Nearup is Done – How To Filter And Finish Maple Syrup

Let’s have a quick look at how we filter and finish our maple syrup using our backyard file cabinet evaporator and a simple propane stove. Filtering the finished maple syrup after boiling is important. The filtering stage of making maple syrup will remove any ash or other debris that may have ended up in your syrup while boiling, and it will also remove any niter or sugar sand that is bound to be present in your home made maple syrup.

Check out this video of finishing and filtering maple syrup:

The last steps in finishing your maple syrup are tricky. You have to bring your syrup up to precisely 104C/219F for your syrup to be considered pure Canadian Maple Syrup. Doing this requires a very accurate thermometer, or a hydrometer of some sort. To clarify your syrup, you’ll want to filter it out in one way or another.

As your sap boils away and steams off it’s water, the colour changes from clear to yellow, then finally to the golden colour that we are all used to seeing in the finished product on store shelves.

Finished syrup also holds a large amount of niter, or sugar sand. Niter is a buildup of nutrients in the sap. The tree pushes sap up out of its roots and into its branches to begin feeding the tree in the spring before leaves have formed and photosynthesis can begin. As you boil down your sap, these nutrients for the nitre, or sugar sand that will eventually end up settling in the bottom of whatever vessel you might store your finished maple syrup in.

We finish our syrup on either a two burner outdoor propane stove, or a turkey fryer. In both cases, it is in a large stainless steel pot. Near syrup, or nearup as we call it, comes out of the file cabinet sap evaporator, filtered to remove any ash or other debris that may have ended up in it, then straight into the large stainless pot to be finished. The nearup is boiled to 104C/219F at this point.
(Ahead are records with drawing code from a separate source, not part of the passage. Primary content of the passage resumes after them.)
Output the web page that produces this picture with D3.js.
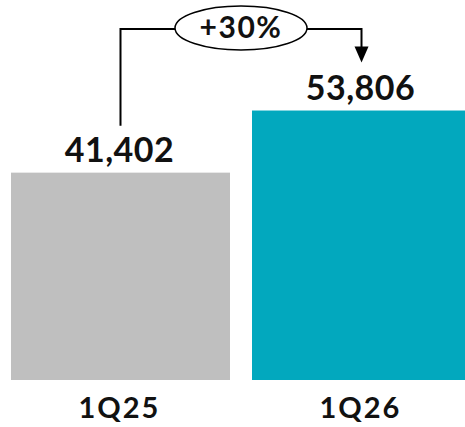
<!DOCTYPE html>
<html>
<head>
<meta charset="utf-8">
<script src="https://cdn.jsdelivr.net/npm/d3@7/dist/d3.min.js"></script>
<style>
  html, body { margin: 0; padding: 0; background: #fff; }
  svg { display: block; }
  text { font-family: Lato, "Liberation Sans", Arial, sans-serif; fill: #111; }
</style>
</head>
<body>
<svg id="chart" width="465" height="427"></svg>
<script>
// Quarterly totals
const categories = ["1Q25", "1Q26"];
const values = [41402, 53806];
const colors = ["#bfbfbf", "#02a8be"];
const growthLabel = "+30%";

const svg = d3.select("#chart");

const x = d3.scaleBand()
  .domain(categories)
  .range([11, 471])
  .paddingInner(0.0913)
  .paddingOuter(0);

const y = d3.scaleLinear()
  .domain([0, 60000])
  .range([380, 79.5]);

const fmt = d3.format(",");
const cx = d => x(d) + x.bandwidth() / 2;

// Bars
svg.selectAll("rect.bar")
  .data(categories)
  .join("rect")
  .attr("class", "bar")
  .attr("x", d => x(d))
  .attr("y", (d, i) => y(values[i]))
  .attr("width", x.bandwidth())
  .attr("height", (d, i) => y(0) - y(values[i]))
  .attr("fill", (d, i) => colors[i]);

// Value labels above bars
svg.selectAll("text.value")
  .data(categories)
  .join("text")
  .attr("class", "value")
  .attr("x", d => cx(d) - 1)
  .attr("y", (d, i) => y(values[i]) - 11)
  .attr("text-anchor", "middle")
  .attr("font-size", 34)
  .attr("font-weight", 700)
  .attr("letter-spacing", 0.5)
  .text((d, i) => fmt(values[i]));

// Category labels under bars
svg.selectAll("text.cat")
  .data(categories)
  .join("text")
  .attr("class", "cat")
  .attr("x", d => cx(d) - 1)
  .attr("y", 418)
  .attr("text-anchor", "middle")
  .attr("font-size", 29)
  .attr("font-weight", 700)
  .attr("letter-spacing", 2)
  .text(d => d);

// Growth connector: up from first label, across, down to second label
const topY = 29;
const x0 = cx(categories[0]), x1 = cx(categories[1]);
const startY = y(values[0]) - 47;
const tipY = y(values[1]) - 48;
const headH = 16, headW = 14;

svg.append("path")
  .attr("d", `M${x0},${startY} V${topY} H${x1} V${tipY - headH + 1}`)
  .attr("fill", "none")
  .attr("stroke", "#000")
  .attr("stroke-width", 2);

svg.append("path")
  .attr("d", `M${x1 - headW / 2},${tipY - headH} L${x1 + headW / 2},${tipY - headH} L${x1},${tipY} Z`)
  .attr("fill", "#000");

const ex = (x0 + x1) / 2;
svg.append("ellipse")
  .attr("cx", ex)
  .attr("cy", 28)
  .attr("rx", 66)
  .attr("ry", 22)
  .attr("fill", "#fff")
  .attr("stroke", "#000")
  .attr("stroke-width", 1.5);

svg.append("text")
  .attr("x", ex)
  .attr("y", 38)
  .attr("text-anchor", "middle")
  .attr("font-family", "'Liberation Sans', Arial, sans-serif")
  .attr("font-size", 30)
  .attr("font-weight", 700)
  .attr("letter-spacing", 1.5)
  .text(growthLabel);
</script>
</body>
</html>
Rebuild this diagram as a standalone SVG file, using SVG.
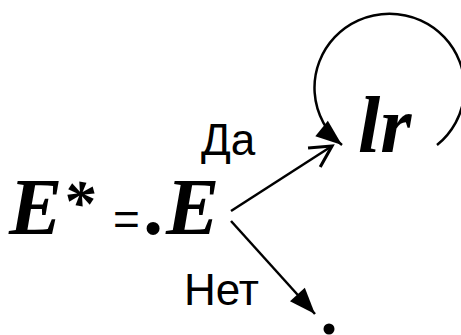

Finishing Maple Syrup On A Propane Stove

Once the syrup is finished, it is once again filtered through either paper filters, such as cooking oil cone filters, or a large felt filter designed specifically for maple syrup finishing.

Felt filter for filtering maple syrup

It’s helpful to keep your syrup hot while filtering it out. Hot syrup will pass through the filters, especially paper filters, much easier than cold syrup will. Depending on the season and your syrup, niter buildup may be very heavy, causing clogged filters. If this is the case, you’ll need to rinse the filters in hot water periodically to keep the syrup flowing through.

Paper Cone Filter Method For Maple Syrup

At this point, your syrup is done and ready to be bottled for long term storage!